Cabin Composites Pose Challenges, Opportunities For Aftermarket

The growth of composite materials within the aircraft cabin—usually carbon-fiber reinforced polymers—has seen a stratospheric rise over recent years, and as new cabins are developed for the forthcoming generation of aircraft, even more will be onboard. While these materials lay the technical foundations for the next generation of more sustainable aviation, they bring challenges and opportunities for MRO.

“Composites are everywhere,” explains Daniel Clucas, a member of the leadership board of the Green Cabin Alliance, an interiors sector group pushing for greater sustainability. “They are especially used in the aircraft internal linings: sidewall panels, bins and flooring under the carpet. They're extensively used in cabin products, too. The majority of flat galley, bulkhead and partitions are composites, and they're increasingly being used in seat shells.”

The core benefits over previous generations of materials—primarily standard thermoplastics and lightweight metal alloys—come from weight, durability and the right balance between rigidity and flexibility. In addition, in the cabin environment they can absorb noise.

They are, however, complex to manufacture, especially in the increasingly intricate 3D curves required for modern premium cabin seats. As the design, production and certification of these elements developed, some seat makers even eschewed composites for a time.

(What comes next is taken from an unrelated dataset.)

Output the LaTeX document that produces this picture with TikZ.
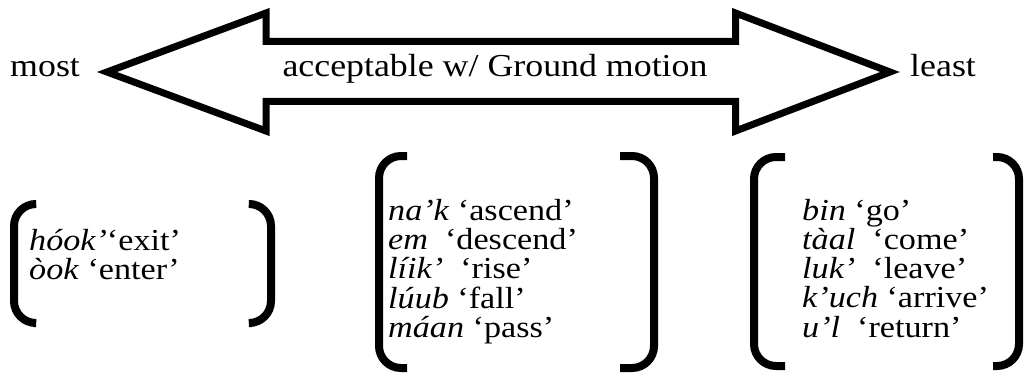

“While there has been a trend in business class seating away from composites due to complex manufacturing and quality requirements, their compelling weight-saving benefits remain an advantage, particularly as the latest generation of airframes is predominantly composite-based,” explains Alan McInnes, vice president for business development at seat maker Unum.

“The complex tessellation and curved designs of these suites have made composites an ideal material for their construction,” while further back in the aircraft, “in economy class, composites have been increasingly used in structural seat backs, contributing to significantly lighter seating over the years,” says McInnes.

Composites can also be more sustainable in the production process, especially when using Industry 4.0 technologies such as additive manufacturing and structural biomimicry.

“Sustainably speaking, composite materials can often be additively built, not only reducing the amount of waste during the manufacturing process but also improving product repeatability and improving yield,” explains David McConnell, associate director of research for advanced materials and process technology at Collins Aerospace. “This helps ensure we are able to optimize product performance, lifespan and reliability, making maintenance and repair situations more predictable. Composites also typically offer a high strength-to-weight ratio which has clear throughlines to reducing the overall carry weight onboard aircraft, resulting in less fuel burn and CO2 emissions.”

There are, however, challenges in the onboard environment. Composites react differently to damage than traditional aviation materials such as metal or thermoplastic. For instance, a crack might appear in damaged composite material where only a dent would be seen in other materials—so composites often require replacement or a larger repair compared with other materials. Specialized non-destructive testing techniques and new inspection equipment are also needed, and these require new training and certification for MRO technicians.

“Repairing composites is a vastly different process than repairing metals, which typically consists of welding, drilling and riveting techniques,” says McConnell. “Composite materials typically require specialized processes that involve patching with adhesives, resins and other fibrous materials before allowing adequate time for the repair to fully dry and cure.”

As a result—and also alongside a wider push toward modular design in aircraft cabins—on-wing MRO of composite elements is more likely to be a replacement or swap-out rather than a repair.

New minor repair techniques, however, are mitigating the complexity of repairs for normal nicks and scratches, explains McInnes. “Primary repairs typically involve paint touch-ups for minor damage, such as baggage and catering trolley dings on painted composite surfaces,” he says. “To address this, we have developed a design and repair scheme that enables these repairs to be carried out swiftly while the aircraft remains in service. As a result, MRO teams need the appropriate tools and skills to perform these predefined repairs efficiently.”

A key criticism of composites within the cabin is the complexity of processing them at end-of-life, since by their nature as a composite of multiple materials, the plastics and the reinforcement cannot easily be separated into those base materials.

“Recycling efforts often involve grinding down the mixture of materials into a powder that can then be combined with resin and molded into new parts, but lacking the structural integrity of their first iteration,” explains Clucas.

Closer collaboration between airlines, suppliers, manufacturers, MROs and recyclers will be critical to improving composites’ recyclability. This collaboration must address responsibility, ownership and finding secondary and tertiary uses within the industry.

Clucas characterizes the present situation as “an area of the industry that needs a lot of work,” despite stakeholders’ desire to collaborate.

“At the Green Cabin Alliance we are starting a working group with the Aircraft Fleet Recycling Association to look into exactly this problem, and [to] try to keep the materials in the aviation supply chain,” he says. “We use a lot of specialist materials, especially as they often have flame resistance added, which narrows their wider use, but makes them very valuable if they stay in the aviation industry supply chains.”

Until these issues are resolved, it is unlikely that cabin materials will see full circularity, but there remains a strong environmental and economic argument for their use on a weight-saving basis alone. Every gram that can be shaved off a seat that will be flown every day for a decade is multiplied exponentially by fuel cost and environmental emissions.